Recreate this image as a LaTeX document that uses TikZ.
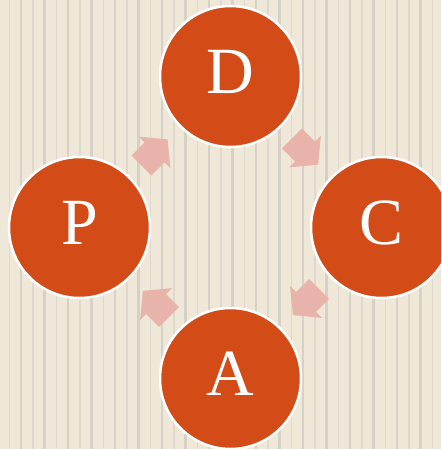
\documentclass[tikz,border=0pt]{standalone}
\usepackage{fontspec}
\setmainfont{Liberation Serif}
\definecolor{bg}{HTML}{EFE8D8}
\definecolor{stripeA}{HTML}{D6D1C6}
\definecolor{stripeB}{HTML}{DFD9CD}
\definecolor{circfill}{HTML}{D34B17}
\definecolor{arrowfill}{HTML}{E7B3AA}
\tikzset{
  phase/.style={circle, fill=circfill, draw=white, line width=2.5pt, minimum size=141pt,
    inner sep=0pt, text=white, font=\fontsize{66}{66}\selectfont, text depth=10pt},
  blockarrow/.style={fill=arrowfill}
}
\begin{document}
\begin{tikzpicture}[x=1pt,y=-1pt]
\useasboundingbox (0,0) rectangle (441,449);
\clip (0,0) rectangle (441,449);
\fill[bg] (0,0) rectangle (441,449);
\foreach \i in {0,...,18} {
  \fill[stripeA] ({21+23.5*\i-1.2},0) rectangle ++(2.4,449);
  \fill[stripeB] ({9.5+23.5*\i-0.6},0) rectangle ++(1.2,449);
}
\node[phase] (D) at (230.5,76.5) {D};
\node[phase] (C) at (381.5,227.5) {C};
\node[phase] (A) at (230.5,378.5) {A};
\node[phase] (P) at (79.5,227.5) {P};
\foreach \cx/\cy/\ang in {154.5/152.5/45, 305/151.5/-45, 306/302/-135, 156/304/135} {
  \begin{scope}[shift={(\cx,\cy)}, rotate=\ang]
    \fill[blockarrow] (-18.5,-14) -- (0,-14) -- (0,-22.5) -- (18.5,0) -- (0,22.5) -- (0,14) -- (-18.5,14) -- cycle;
  \end{scope}
}
\end{tikzpicture}
\end{document}
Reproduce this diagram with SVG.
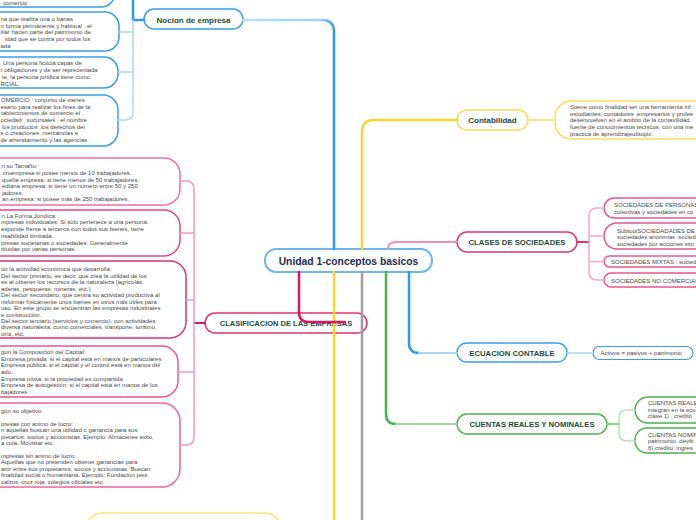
<svg xmlns="http://www.w3.org/2000/svg" width="696" height="520" viewBox="0 0 696 520">
<defs>
<style>
.t{font-family:"Liberation Sans",Arial,sans-serif;font-size:6px;fill:#474747}
.h{font-family:"Liberation Sans",Arial,sans-serif;font-weight:bold;fill:#1d4a3a;text-anchor:middle}
.nb{fill:#fff;stroke:#3a9ee4;stroke-width:1.5}
.np{fill:#fff;stroke:#e6578b;stroke-width:1.5}
.ny{fill:#fff;stroke:#f7dc5c;stroke-width:1.5}
.ng{fill:#fff;stroke:#4caf50;stroke-width:1.5}
.c{fill:none;stroke-linecap:round}
</style>
<linearGradient id="gBlueTop" gradientUnits="userSpaceOnUse" x1="243" y1="0" x2="334" y2="0">
<stop offset="0" stop-color="#b7def8"/><stop offset="0.85" stop-color="#9fd0f4"/><stop offset="1" stop-color="#2e9be6"/>
</linearGradient>
</defs>
<rect width="696" height="520" fill="#fff"/>

<g id="central">
<rect x="265" y="249" width="167" height="23" rx="11" fill="#fff" stroke="#6fb6ea" stroke-width="2"/>
<text class="h" x="348.5" y="264.5" font-size="10.3" style="fill:#1b2d55">Unidad 1-conceptos basicos</text>
</g>

<g id="nocion">
<rect class="nb" x="144" y="9" width="99" height="20" rx="10"/>
<text class="h" x="193.5" y="22.5" font-size="8">Nocion de empresa</text>
</g>
<g id="nocion-0">
<rect class="nb" x="-40" y="-40" width="155" height="47" rx="14"/>
<text class="t" x="3" y="5">comercio</text>
</g>
<g id="nocion-1">
<rect class="nb" x="-40" y="12" width="159" height="39" rx="14"/>
<text class="t" x="0.5" y="21">na que realiza una o barias</text>
<text class="t" x="0.5" y="27.7">n forma permanente y habitual . el</text>
<text class="t" x="0.5" y="34.3">iliar hacen parte del patrimonio de</text>
<text class="t" x="5" y="41">idad que se contra por todos los</text>
<text class="t" x="0.5" y="47.5">ada</text>
</g>
<g id="nocion-2">
<rect class="nb" x="-40" y="57" width="158" height="31" rx="14"/>
<text class="t" x="3" y="65">Una persona ficticia capas de</text>
<text class="t" x="0.5" y="72">r obligaciones y de ser reprecentada</text>
<text class="t" x="2" y="79">te, la persona juridica tiene como</text>
<text class="t" x="0.5" y="85.5">RCIAL.</text>
</g>
<g id="nocion-3">
<rect class="nb" x="-40" y="95" width="158" height="51" rx="15"/>
<text class="t" x="1" y="102">OMERCIO : conjunto de vienes</text>
<text class="t" x="0.5" y="108.7">esario para realizar los fines de la</text>
<text class="t" x="1" y="115.3">tablecimientos de comercio el</text>
<text class="t" x="0.5" y="122">ociedad , sucursales , el nombre</text>
<text class="t" x="2" y="128.7">los productos ,los derechos del</text>
<text class="t" x="0.5" y="135.3">s o creaciones ,mercancias e</text>
<text class="t" x="0.5" y="142">de arrendamiento y las agencias .</text>
</g>

<g id="clasificacion">
<rect x="205" y="313" width="162" height="20" rx="10" fill="#fff" stroke="#e0336f" stroke-width="1.5"/>
<text class="h" x="286" y="325.8" font-size="7.5">CLASIFICACION DE LAS EMPRESAS</text>
</g>
<g id="clas-1">
<rect x="-40" y="158" width="220" height="47" rx="16" fill="#fff" stroke="#ec6f9b" stroke-width="1.5"/>
<text class="t" x="1.5" y="168">n su Tamaño:</text>
<text class="t" x="2.7" y="175">croempresa si posee menos de 10 trabajadores.</text>
<text class="t" x="2" y="181.7">queña empresa: si tiene menos de 50 trabajadores.</text>
<text class="t" x="2" y="188.3">ediana empresa: si tiene un número entre 50 y 250</text>
<text class="t" x="2" y="194.8">jadores.</text>
<text class="t" x="2" y="201">an empresa: si posee más de 250 trabajadores.</text>
</g>
<g id="clas-2">
<rect x="-40" y="210" width="220" height="46" rx="16" fill="#fff" stroke="#e2467c" stroke-width="1.5"/>
<text class="t" x="1.5" y="217.7">n La Forma Jurídica:</text>
<text class="t" x="1" y="224.4">mpresas individuales: Si solo pertenece a una persona.</text>
<text class="t" x="1" y="231.1">esponde frente a terceros con todos sus bienes, tiene</text>
<text class="t" x="1" y="237.8">nsabilidad ilimitada.</text>
<text class="t" x="1" y="244.5">presas societarias o sociedades: Generalmente</text>
<text class="t" x="1" y="251.2">tituidas por varias personas.</text>
</g>
<g id="clas-3">
<rect x="-40" y="261" width="226" height="77" rx="16" fill="#fff" stroke="#d9336e" stroke-width="1.5"/>
<text class="t" x="1" y="271.3">ún la actividad económica que desarrolla:</text>
<text class="t" x="1" y="277.8">Del sector primario, es decir, que crea la utilidad de los</text>
<text class="t" x="1" y="284.2">es al obtener los recursos de la naturaleza (agrícolas,</text>
<text class="t" x="1" y="290.7">aderas, pesqueras, mineras, etc.).</text>
<text class="t" x="1" y="297.1">Del sector secundario, que centra su actividad productiva al</text>
<text class="t" x="1" y="303.6">nsformar físicamente unos bienes en otros más útiles para</text>
<text class="t" x="1" y="310">uso. En este grupo se encuentran las empresas industriales</text>
<text class="t" x="1" y="316.5">e construcción.</text>
<text class="t" x="1" y="322.9">Del sector terciario (servicios y comercio), con actividades</text>
<text class="t" x="1" y="329.4">diversa naturaleza, como comerciales, transporte, turismo,</text>
<text class="t" x="1" y="335.8">oría, etc.</text>
</g>
<g id="clas-4">
<rect x="-40" y="346" width="218" height="51" rx="16" fill="#fff" stroke="#e6578b" stroke-width="1.5"/>
<text class="t" x="1" y="354.3">gún la Composición del Capital:</text>
<text class="t" x="1" y="360.9">Empresa privada: si el capital está en manos de particulares</text>
<text class="t" x="1" y="367.4">Empresa pública: si el capital y el control está en manos del</text>
<text class="t" x="1" y="374">ado.</text>
<text class="t" x="1" y="380.5">Empresa mixta: si la propiedad es compartida</text>
<text class="t" x="1" y="387.1">Empresa de autogestión: si el capital está en manos de los</text>
<text class="t" x="1" y="393.6">bajadores</text>
</g>
<g id="clas-5">
<rect x="-40" y="403" width="220" height="84" rx="18" fill="#fff" stroke="#e9659a" stroke-width="1.5"/>
<text class="t" x="1" y="412.7">gún su objetivo</text>
<text class="t" x="1" y="425.6">presas con animo de lucro:</text>
<text class="t" x="1" y="432">n aquellas buscan una utilidad o ganancia para sus</text>
<text class="t" x="1" y="438.5">pietarios, socios y accionistas. Ejemplo: Almacenes éxito,</text>
<text class="t" x="1" y="445">a cola, Movistar etc.</text>
<text class="t" x="1" y="457.9">mpresas sin animo de lucro:</text>
<text class="t" x="1" y="464.4">Aquellas que no pretenden obtener ganancias para</text>
<text class="t" x="1" y="470.8">artir entre sus propietarios, socios y accionistas. Buscan</text>
<text class="t" x="1" y="477.3">finalidad social o humanitaria. Ejemplo:  Fundación pies</text>
<text class="t" x="1" y="483.7">calzos, cruz roja, colegios oficiales etc.</text>
</g>

<g id="contabilidad">
<rect class="ny" x="457" y="110" width="71" height="20" rx="10"/>
<text class="h" x="492.5" y="123" font-size="8">Contabilidad</text>
</g>
<g id="contabilidad-1">
<rect class="ny" x="555" y="101" width="200" height="38" rx="16"/>
<text class="t" x="570" y="109">Stiene como finalidad ser una herramienta inf</text>
<text class="t" x="570" y="115.7">estudiantes, contadores ,empresarios y profes</text>
<text class="t" x="570" y="122.4">desenvuelven en el ambito de la contavilidad.</text>
<text class="t" x="570" y="129.1">fuente de conocimientos tecnicos, con una me</text>
<text class="t" x="570" y="135.8">practica de aprendizajeubtopic</text>
</g>

<g id="clases">
<rect x="457" y="232" width="120" height="20" rx="10" fill="#fff" stroke="#e0336f" stroke-width="1.5"/>
<text class="h" x="517" y="245" font-size="7.7">CLASES DE SOCIEDADES</text>
</g>
<g id="clases-1">
<rect class="np" x="604" y="198" width="150" height="20" rx="10"/>
<text class="t" x="614" y="207.3">SOCIEDADES DE PERSONAS :</text>
<text class="t" x="614" y="214">colectivas y sociedades en co</text>
</g>
<g id="clases-2">
<rect class="np" x="604" y="223" width="150" height="26" rx="13"/>
<text class="t" x="617" y="232.5">SubtopiSOCIEDADADES DE CA</text>
<text class="t" x="617" y="239">sociedades anonimas ,socied</text>
<text class="t" x="617" y="245.5">sociedades por acciones sim</text>
</g>
<g id="clases-3">
<rect class="np" x="604" y="256" width="150" height="11" rx="5.5"/>
<text class="t" x="611" y="263.5">SOCIEDADES MIXTAS : sociedad</text>
</g>
<g id="clases-4">
<rect class="np" x="604" y="273" width="150" height="14" rx="7"/>
<text class="t" x="611" y="282.7">SOCIEDADES NO COMERCIALE</text>
</g>

<g id="ecuacion">
<rect class="nb" x="457" y="343" width="110" height="19" rx="9.5"/>
<text class="h" x="512" y="355.5" font-size="7.7">ECUACION CONTABLE</text>
</g>
<g id="ecuacion-1">
<rect x="593" y="346.5" width="100" height="13" rx="6.5" fill="#fff" stroke="#3a9ee4" stroke-width="1.2"/>
<text class="t" x="600.5" y="355.3">Activos = pasivos + patrimonio</text>
</g>

<g id="cuentas">
<rect class="ng" x="457" y="414" width="150" height="20" rx="10"/>
<text class="h" x="532" y="427" font-size="7.7">CUENTAS REALES Y NOMINALES</text>
</g>
<g id="cuentas-1">
<rect class="ng" x="635" y="397" width="100" height="26" rx="13"/>
<text class="t" x="648" y="405.3">CUENTAS REALES</text>
<text class="t" x="648" y="412">integran en la ecu</text>
<text class="t" x="648" y="418.3">clase 1) , credito</text>
</g>
<g id="cuentas-2">
<rect class="ng" x="635" y="428" width="100" height="25" rx="12"/>
<text class="t" x="648" y="436.5">CUENTAS NOMINA</text>
<text class="t" x="648" y="443">patrimonio ,devib</text>
<text class="t" x="648" y="449.7">6),credito: ingres</text>
</g>

<g id="bottom-node">
<rect x="85" y="513" width="197" height="40" rx="18" fill="#fff" stroke="#f9e27a" stroke-width="1.5"/>
</g>

<g id="connectors" class="c">
<!-- to Nocion de empresa -->
<path d="M243,20 L322,20 Q334,20 334,32 L334,249" stroke="url(#gBlueTop)" stroke-width="2.5" fill="none"/>
<path d="M144,20 L133,20" stroke="#2e9be6" stroke-width="2.5"/>
<path d="M133,-5 L133,20" stroke="#2e9be6" stroke-width="2.5"/>
<path d="M133,20 L133,112 Q133,120 125,120 L118,120" stroke="#a9d6f5" stroke-width="1.5" fill="none"/>
<path d="M133,32 L119,32 M133,72 L118,72" stroke="#a9d6f5" stroke-width="1.5"/>
<!-- to Contabilidad -->
<path d="M362,249 L362,132 Q362,120 374,120 L457,120" stroke="#f6d530" stroke-width="2.5" fill="none"/>
<path d="M528,120 L555,120" stroke="#f9e27a" stroke-width="1.5"/>
<!-- downward lines -->
<path d="M334,272 L334,525" stroke="#f6d530" stroke-width="2.5"/>
<path d="M362,272 L362,525" stroke="#9e9e9e" stroke-width="2.5"/>
<!-- to Clases de sociedades -->
<path d="M388,249 Q388,242 396,242 L457,242" stroke="#f291b4" stroke-width="2" fill="none"/>
<path d="M577,242 L589,242" stroke="#e0336f" stroke-width="2"/>
<path d="M604,208 L597,208 Q589,208 589,216 L589,272 Q589,280 597,280 L604,280 M589,236 L604,236 M589,261.5 L604,261.5" stroke="#f6a9c3" stroke-width="1.5" fill="none"/>
<!-- to Clasificacion -->
<path d="M299,272 L299,312 Q299,322 309,322 L345,322" stroke="#d81b60" stroke-width="2.5" fill="none"/>
<path d="M205,323 L194,323" stroke="#d81b60" stroke-width="2"/>
<path d="M180,181 L186,181 Q194,181 194,189 L194,437 Q194,445 186,445 L180,445 M180,233 L194,233 M186,300 L194,300 M178,372 L194,372" stroke="#f29bbb" stroke-width="1.5" fill="none"/>
<!-- to Ecuacion -->
<path d="M409,272 L409,343 Q409,353 419,353" stroke="#2e9be6" stroke-width="2.5" fill="none"/>
<path d="M419,353 L457,353" stroke="#a9d6f5" stroke-width="2"/>
<path d="M567,353 L593,353" stroke="#a9d6f5" stroke-width="1.5"/>
<!-- to Cuentas -->
<path d="M386,272 L386,414 Q386,424 396,424" stroke="#4caf50" stroke-width="2.5" fill="none"/>
<path d="M396,424 L457,424" stroke="#a5d6a7" stroke-width="2"/>
<path d="M607,424 L619,424" stroke="#8fcf91" stroke-width="2"/>
<path d="M635,410 L627,410 Q619,410 619,418 L619,433 Q619,441 627,441 L635,441" stroke="#b9e0ba" stroke-width="1.5" fill="none"/>
</g>
</svg>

····················

OBJECTIVE
Gather every line from the listing above in which "this" appears, and copy those lines.

SOLVED EXERCISE
Recreate this image as a LaTeX document that uses TikZ.
Reproduce this diagram with SVG.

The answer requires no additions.